Most Americans, fail to remember (or were never taught in school), that up until 1911 and the passing of the 17th Amendment, members of the United States Senate were appointed by state legislatures, rather than elected by the people. Kevin Phillips in his book, Wealth and Democracy, quotes the historians Samuel Eliot and Henry Steele Commanger who described United State Senators prior to the 17th Amendment as “Standard Oil Senators, sugar trust Senators, iron and steel Senators and railroad Senators, men known for the business affiliations rather than for their states”. As the recent government bailout of the financial industry and failure to reform health care showed, Senators like Max Baucus of Montana and Joe Lieberman of Connecticut should be known as the Health Insurance Senators, while Chris Dodd from Connecticut and Charles Schumer from New York should be known as the hedge fund and speculative finance Senators.

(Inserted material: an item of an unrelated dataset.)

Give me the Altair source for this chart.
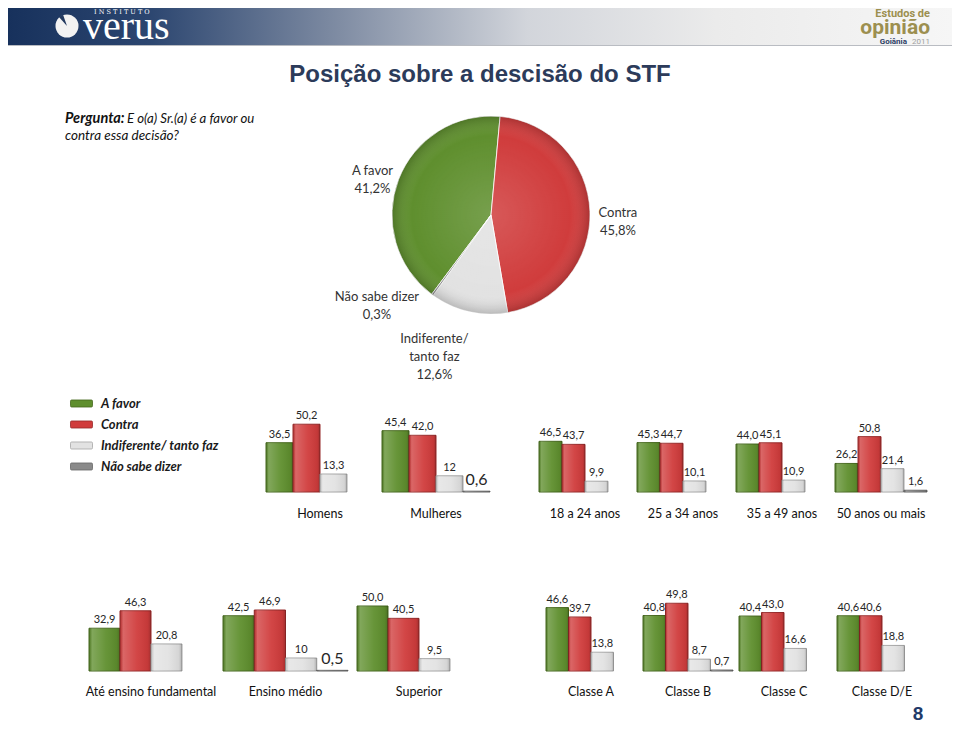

Prior to the 17th Amendment, state legislatures, who were infiltrated and controlled by large and wealthy corporations, railroads, and mining companies were able to get a lock on the U.S. Senate, which were chosen by the state legislatures. The power of these corporations, railroads, and mining companies was so powerful that Theodore Roosevelt described the Senate, “where every great fortune was incubated, every new commercial empire was sanctioned, every reform circumvented”. As Phillips notes in his book, “the Senate’s rise within the government structure and the parallel ascent of corporations with the U.S. economy was unmistakable. The two fed off of each other from the late 1860s to the early 1900”. Any person paying any reasonable amount of attention to the how the US Senate operates today it is clear the relationship between corporations, wealth, and US Senators is stronger than ever in American history.
The composition of millionaires in the United States Senate in 2010 is a staggering 66 percent, a dramatic 34 percent increase from ten years earlier. Thanks to the work by The Center for Responsive Politics and documented in a New York Times article, the wealthiest Senator is Herb Kohl, a Democrat from Wisconsin, with an estimated net worth of $214,570,011 in 2008. The average net worth across the Senate was $13,989,022.98.
Further giving credibility and weight to the statement that American democracy has evolved into a plutocracy ruled by the wealthy are to include the list of millionaires in the lower House of Representatives, where 240 legislators were worth at least $1 million. The richest representative was likely Darrell Issa, a Republican from California, who was worth an estimated $251,025,020 in 2008. The average net worth across the House was $4,670,831.
If American voters cast their votes in the 2010 Senate races based on their pocketbook and not based on their gun holster or union card, then and only then would you really see the interests of hard working American people be represented in Washington DC.